The Absolute Brightness of Leonard Pelkey

Matthew Murphy
The Absolute Brightness of Leonard Pelkey, currently at the Westside Theater, is a sweet, thoroughly engaging one-person show, and I say this as someone who is not particularly fond of one-person shows. Over a brisk 75 minutes, several characters--all depicted by Lecesne, who is also the playwright--discuss the events surrounding the disappearance of the title character, a flamboyant and highly independent 14-year-old boy who lives in a small town on the Jersey shore. It's no surprise that Leonard turns up dead, or that he was killed by a person with no patience for difference; if you're looking for a really tautly-written crime drama that will keep you on the edge of your seat before all the loose ends get tied up in the last five minutes, you're looking at the wrong show.
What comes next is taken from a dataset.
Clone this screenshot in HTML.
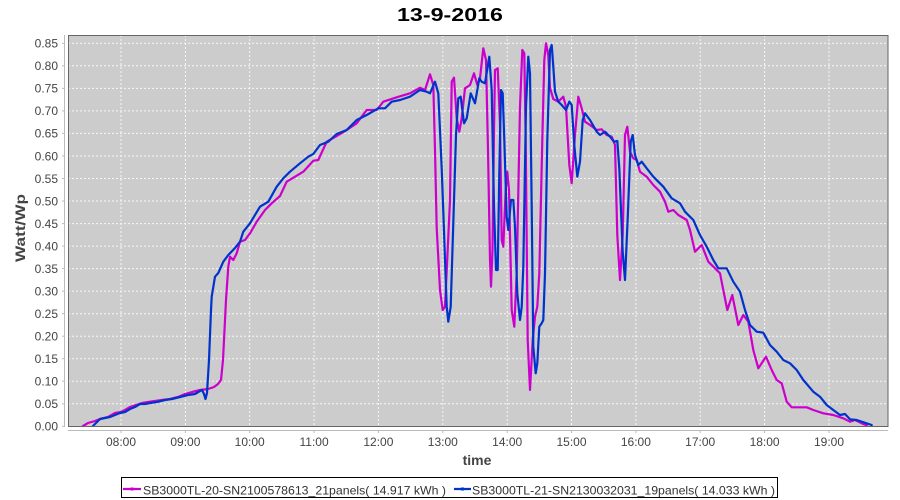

Rather, the pleasures of Leonard Pelkey lie in its vivid characters, all of whom are played with enormous sensitivity and insight by Lecesne.

Performers who inhabit many roles during a single performance tend to broadcast their own feelings about the characters they portray. I've seen a number of very well-respected storytellers and monologists who, either consciously or unconsciously, adulate or demean their own characters, thereby informing the audience whom they dig and whom they think are total douchebags. Yet Lecesne's characters, all humans and some more flawed than others, are presented without judgment. Characters that could very easily slide into parody never do. Lecesne depicts the mob wife with the heart of gold, the fey British drama teacher, the heavily accented hairdresser and her sullen adolescent daughter with the same nuanced, respectful distance that he does the aged and regretful clockmaker, the hard-bitten detective who investigates the disappearance, and even Pelkey's killer. The show benefits enormously from its creator's refusal to condescend to his characters or, by extension, to his audience.

The Absolute Brightness of Leonard Pelkey reminds us that for all the new freedoms we celebrate in this country, we still have a very long way to go when it comes to the embrace--or even understanding--of difference. This is an important message, but not one that's forced, here. This is a gentle, moving show, written and performed by one of the absolute brightest and most careful storytellers I've seen.